▶ **AIM OF THE TASK**: Give every line of the data again, unchanged, but with no pictures.

▶ **DATA SHOWN**:
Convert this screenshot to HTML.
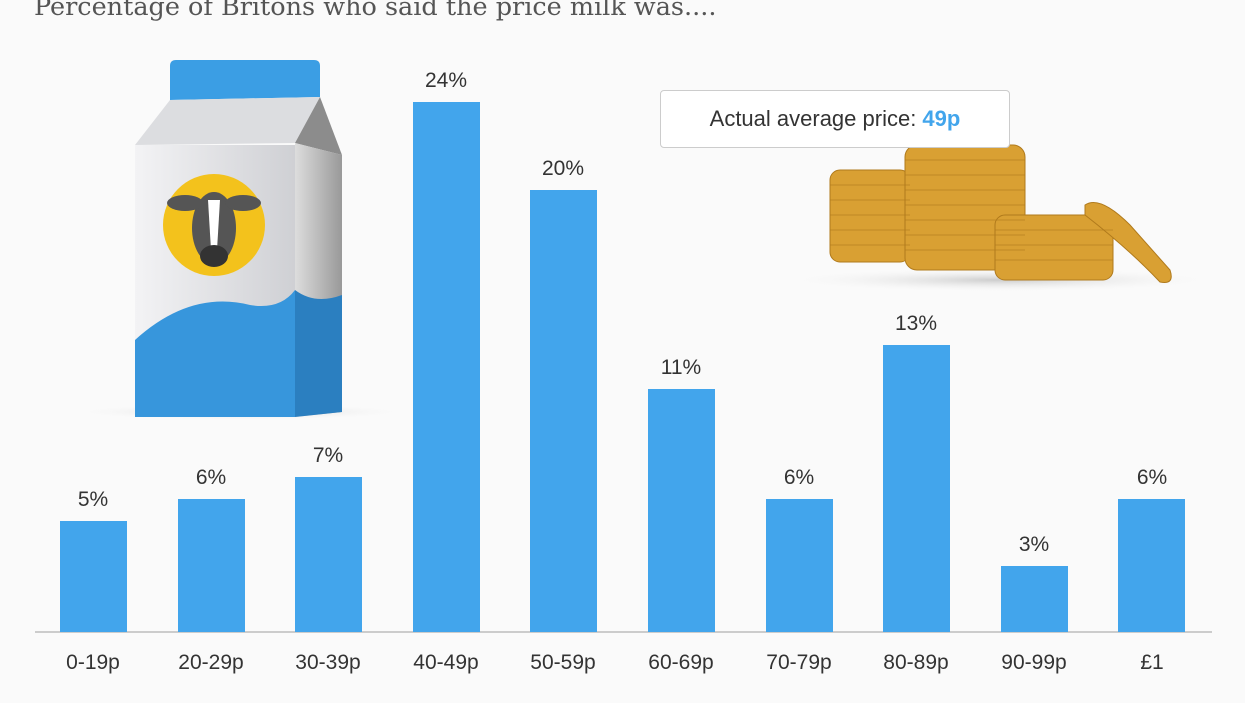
<!DOCTYPE html>
<html><head><style>
body{margin:0;width:1245px;height:703px;background:#fafafa;overflow:hidden;position:relative;font-family:"Liberation Sans",sans-serif}
.t{position:absolute;left:34px;top:-8px;font-family:"DejaVu Serif",serif;font-size:25.5px;color:#555;white-space:nowrap}
.bar{position:absolute;background:#42a5ec;width:67px}
.v{position:absolute;width:100px;text-align:center;font-size:21px;color:#333}
.x{position:absolute;width:120px;text-align:center;font-size:21px;color:#333;top:651px}
</style></head><body>
<div class="t">Percentage of Britons who said the price milk was....</div>
<svg style="position:absolute;left:0;top:0" width="1245" height="703">
<defs>
<linearGradient id="f" x1="0" x2="1"><stop offset="0" stop-color="#f3f3f5"/><stop offset="1" stop-color="#cfd0d4"/></linearGradient>
<linearGradient id="s" x1="0" x2="1"><stop offset="0" stop-color="#ddd"/><stop offset="1" stop-color="#999"/></linearGradient>
<radialGradient id="sh"><stop offset="0" stop-color="#ccc"/><stop offset="1" stop-color="#fafafa" stop-opacity="0"/></radialGradient>
</defs>
<ellipse cx="240" cy="412" rx="170" ry="8" fill="url(#sh)"/>
<path d="M170 66 Q170 60 176 60 L314 60 Q320 60 320 66 L320 97 L170 100Z" fill="#3b9ee4"/>
<path d="M170 100 L320 97 L295 143 L135 145Z" fill="#dcdde0"/>
<path d="M320 97 L342 155 L295 143Z" fill="#8c8c8c"/>
<rect x="135" y="145" width="160" height="272" fill="url(#f)"/>
<path d="M295 143 L342 155 L342 412 L295 417Z" fill="url(#s)"/>
<path d="M135 340 Q190 290 250 305 Q280 310 295 290 L295 417 L135 417Z" fill="#3796dc"/>
<path d="M295 290 Q315 305 342 295 L342 412 L295 417Z" fill="#2b7fc0"/>
<circle cx="214" cy="225" r="51" fill="#f3c21c"/>
<ellipse cx="214" cy="228" rx="22" ry="36" fill="#555"/>
<path d="M208 200 L220 200 L217 250 L211 250Z" fill="#fff"/>
<ellipse cx="185" cy="203" rx="18" ry="8" fill="#555"/><ellipse cx="243" cy="203" rx="18" ry="8" fill="#555"/>
<ellipse cx="214" cy="256" rx="14" ry="11" fill="#333"/>
<ellipse cx="1000" cy="280" rx="220" ry="12" fill="url(#sh)"/>
<g fill="#d9a033" stroke="#b07a1c" stroke-width="1">
<rect x="830" y="170" width="80" height="92" rx="10"/>
<rect x="905" y="145" width="120" height="125" rx="12"/>
<rect x="995" y="215" width="118" height="65" rx="10"/>
<path d="M1085 205 Q1100 195 1130 225 L1170 270 Q1175 285 1160 282 Q1130 250 1085 215Z"/>
</g>
<g stroke="#b07a1c" stroke-width="1" opacity=".6">
<line x1="830" y1="185" x2="910" y2="185"/><line x1="830" y1="200" x2="910" y2="200"/><line x1="830" y1="215" x2="910" y2="215"/><line x1="830" y1="230" x2="910" y2="230"/><line x1="830" y1="245" x2="910" y2="245"/>
<line x1="905" y1="160" x2="1025" y2="160"/><line x1="905" y1="175" x2="1025" y2="175"/><line x1="905" y1="190" x2="1025" y2="190"/><line x1="905" y1="205" x2="1025" y2="205"/><line x1="905" y1="220" x2="1025" y2="220"/><line x1="905" y1="235" x2="1025" y2="235"/><line x1="905" y1="250" x2="1025" y2="250"/>
<line x1="995" y1="230" x2="1113" y2="230"/><line x1="995" y1="245" x2="1113" y2="245"/><line x1="995" y1="260" x2="1113" y2="260"/>
</g>
<line x1="35" y1="632" x2="1212" y2="632" stroke="#ccc" stroke-width="2"/>
</svg>
<div style="position:absolute;left:660px;top:90px;width:348px;height:56px;border:1px solid #ccc;border-radius:4px;background:#fff;font-size:22px;color:#333;line-height:56px;text-align:center">Actual average price: <b style="color:#42a5ec">49p</b></div>
<div class="bar" style="left:60px;top:521px;height:111px"></div>
<div class="bar" style="left:178px;top:499px;height:133px"></div>
<div class="bar" style="left:295px;top:477px;height:155px"></div>
<div class="bar" style="left:413px;top:102px;height:530px"></div>
<div class="bar" style="left:530px;top:190px;height:442px"></div>
<div class="bar" style="left:648px;top:389px;height:243px"></div>
<div class="bar" style="left:766px;top:499px;height:133px"></div>
<div class="bar" style="left:883px;top:345px;height:287px"></div>
<div class="bar" style="left:1001px;top:566px;height:66px"></div>
<div class="bar" style="left:1118px;top:499px;height:133px"></div>
<div class="v" style="left:43px;top:488px">5%</div>
<div class="v" style="left:161px;top:466px">6%</div>
<div class="v" style="left:278px;top:444px">7%</div>
<div class="v" style="left:396px;top:69px">24%</div>
<div class="v" style="left:513px;top:157px">20%</div>
<div class="v" style="left:631px;top:356px">11%</div>
<div class="v" style="left:749px;top:466px">6%</div>
<div class="v" style="left:866px;top:312px">13%</div>
<div class="v" style="left:984px;top:533px">3%</div>
<div class="v" style="left:1102px;top:466px">6%</div>
<div class="x" style="left:33px">0-19p</div>
<div class="x" style="left:151px">20-29p</div>
<div class="x" style="left:268px">30-39p</div>
<div class="x" style="left:386px">40-49p</div>
<div class="x" style="left:503px">50-59p</div>
<div class="x" style="left:621px">60-69p</div>
<div class="x" style="left:739px">70-79p</div>
<div class="x" style="left:856px">80-89p</div>
<div class="x" style="left:974px">90-99p</div>
<div class="x" style="left:1092px">£1</div>
</body></html>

▶ **EXERCISE ANSWER**:
Convert this screenshot to HTML.
<!DOCTYPE html>
<html><head><style>
body{margin:0;width:1245px;height:703px;background:#fafafa;overflow:hidden;position:relative;font-family:"Liberation Sans",sans-serif}
.t{position:absolute;left:34px;top:-8px;font-family:"DejaVu Serif",serif;font-size:25.5px;color:#555;white-space:nowrap}
.bar{position:absolute;background:#42a5ec;width:67px}
.v{position:absolute;width:100px;text-align:center;font-size:21px;color:#333}
.x{position:absolute;width:120px;text-align:center;font-size:21px;color:#333;top:651px}
</style></head><body>
<div class="t">Percentage of Britons who said the price milk was....</div>
<svg style="position:absolute;left:0;top:0" width="1245" height="703">
<defs>
<linearGradient id="f" x1="0" x2="1"><stop offset="0" stop-color="#f3f3f5"/><stop offset="1" stop-color="#cfd0d4"/></linearGradient>
<linearGradient id="s" x1="0" x2="1"><stop offset="0" stop-color="#ddd"/><stop offset="1" stop-color="#999"/></linearGradient>
<radialGradient id="sh"><stop offset="0" stop-color="#ccc"/><stop offset="1" stop-color="#fafafa" stop-opacity="0"/></radialGradient>
</defs>
<ellipse cx="240" cy="412" rx="170" ry="8" fill="url(#sh)"/>
<path d="M170 66 Q170 60 176 60 L314 60 Q320 60 320 66 L320 97 L170 100Z" fill="#3b9ee4"/>
<path d="M170 100 L320 97 L295 143 L135 145Z" fill="#dcdde0"/>
<path d="M320 97 L342 155 L295 143Z" fill="#8c8c8c"/>
<rect x="135" y="145" width="160" height="272" fill="url(#f)"/>
<path d="M295 143 L342 155 L342 412 L295 417Z" fill="url(#s)"/>
<path d="M135 340 Q190 290 250 305 Q280 310 295 290 L295 417 L135 417Z" fill="#3796dc"/>
<path d="M295 290 Q315 305 342 295 L342 412 L295 417Z" fill="#2b7fc0"/>
<circle cx="214" cy="225" r="51" fill="#f3c21c"/>
<ellipse cx="214" cy="228" rx="22" ry="36" fill="#555"/>
<path d="M208 200 L220 200 L217 250 L211 250Z" fill="#fff"/>
<ellipse cx="185" cy="203" rx="18" ry="8" fill="#555"/><ellipse cx="243" cy="203" rx="18" ry="8" fill="#555"/>
<ellipse cx="214" cy="256" rx="14" ry="11" fill="#333"/>
<ellipse cx="1000" cy="280" rx="220" ry="12" fill="url(#sh)"/>
<g fill="#d9a033" stroke="#b07a1c" stroke-width="1">
<rect x="830" y="170" width="80" height="92" rx="10"/>
<rect x="905" y="145" width="120" height="125" rx="12"/>
<rect x="995" y="215" width="118" height="65" rx="10"/>
<path d="M1085 205 Q1100 195 1130 225 L1170 270 Q1175 285 1160 282 Q1130 250 1085 215Z"/>
</g>
<g stroke="#b07a1c" stroke-width="1" opacity=".6">
<line x1="830" y1="185" x2="910" y2="185"/><line x1="830" y1="200" x2="910" y2="200"/><line x1="830" y1="215" x2="910" y2="215"/><line x1="830" y1="230" x2="910" y2="230"/><line x1="830" y1="245" x2="910" y2="245"/>
<line x1="905" y1="160" x2="1025" y2="160"/><line x1="905" y1="175" x2="1025" y2="175"/><line x1="905" y1="190" x2="1025" y2="190"/><line x1="905" y1="205" x2="1025" y2="205"/><line x1="905" y1="220" x2="1025" y2="220"/><line x1="905" y1="235" x2="1025" y2="235"/><line x1="905" y1="250" x2="1025" y2="250"/>
<line x1="995" y1="230" x2="1113" y2="230"/><line x1="995" y1="245" x2="1113" y2="245"/><line x1="995" y1="260" x2="1113" y2="260"/>
</g>
<line x1="35" y1="632" x2="1212" y2="632" stroke="#ccc" stroke-width="2"/>
</svg>
<div style="position:absolute;left:660px;top:90px;width:348px;height:56px;border:1px solid #ccc;border-radius:4px;background:#fff;font-size:22px;color:#333;line-height:56px;text-align:center">Actual average price: <b style="color:#42a5ec">49p</b></div>
<div class="bar" style="left:60px;top:521px;height:111px"></div>
<div class="bar" style="left:178px;top:499px;height:133px"></div>
<div class="bar" style="left:295px;top:477px;height:155px"></div>
<div class="bar" style="left:413px;top:102px;height:530px"></div>
<div class="bar" style="left:530px;top:190px;height:442px"></div>
<div class="bar" style="left:648px;top:389px;height:243px"></div>
<div class="bar" style="left:766px;top:499px;height:133px"></div>
<div class="bar" style="left:883px;top:345px;height:287px"></div>
<div class="bar" style="left:1001px;top:566px;height:66px"></div>
<div class="bar" style="left:1118px;top:499px;height:133px"></div>
<div class="v" style="left:43px;top:488px">5%</div>
<div class="v" style="left:161px;top:466px">6%</div>
<div class="v" style="left:278px;top:444px">7%</div>
<div class="v" style="left:396px;top:69px">24%</div>
<div class="v" style="left:513px;top:157px">20%</div>
<div class="v" style="left:631px;top:356px">11%</div>
<div class="v" style="left:749px;top:466px">6%</div>
<div class="v" style="left:866px;top:312px">13%</div>
<div class="v" style="left:984px;top:533px">3%</div>
<div class="v" style="left:1102px;top:466px">6%</div>
<div class="x" style="left:33px">0-19p</div>
<div class="x" style="left:151px">20-29p</div>
<div class="x" style="left:268px">30-39p</div>
<div class="x" style="left:386px">40-49p</div>
<div class="x" style="left:503px">50-59p</div>
<div class="x" style="left:621px">60-69p</div>
<div class="x" style="left:739px">70-79p</div>
<div class="x" style="left:856px">80-89p</div>
<div class="x" style="left:974px">90-99p</div>
<div class="x" style="left:1092px">£1</div>
</body></html>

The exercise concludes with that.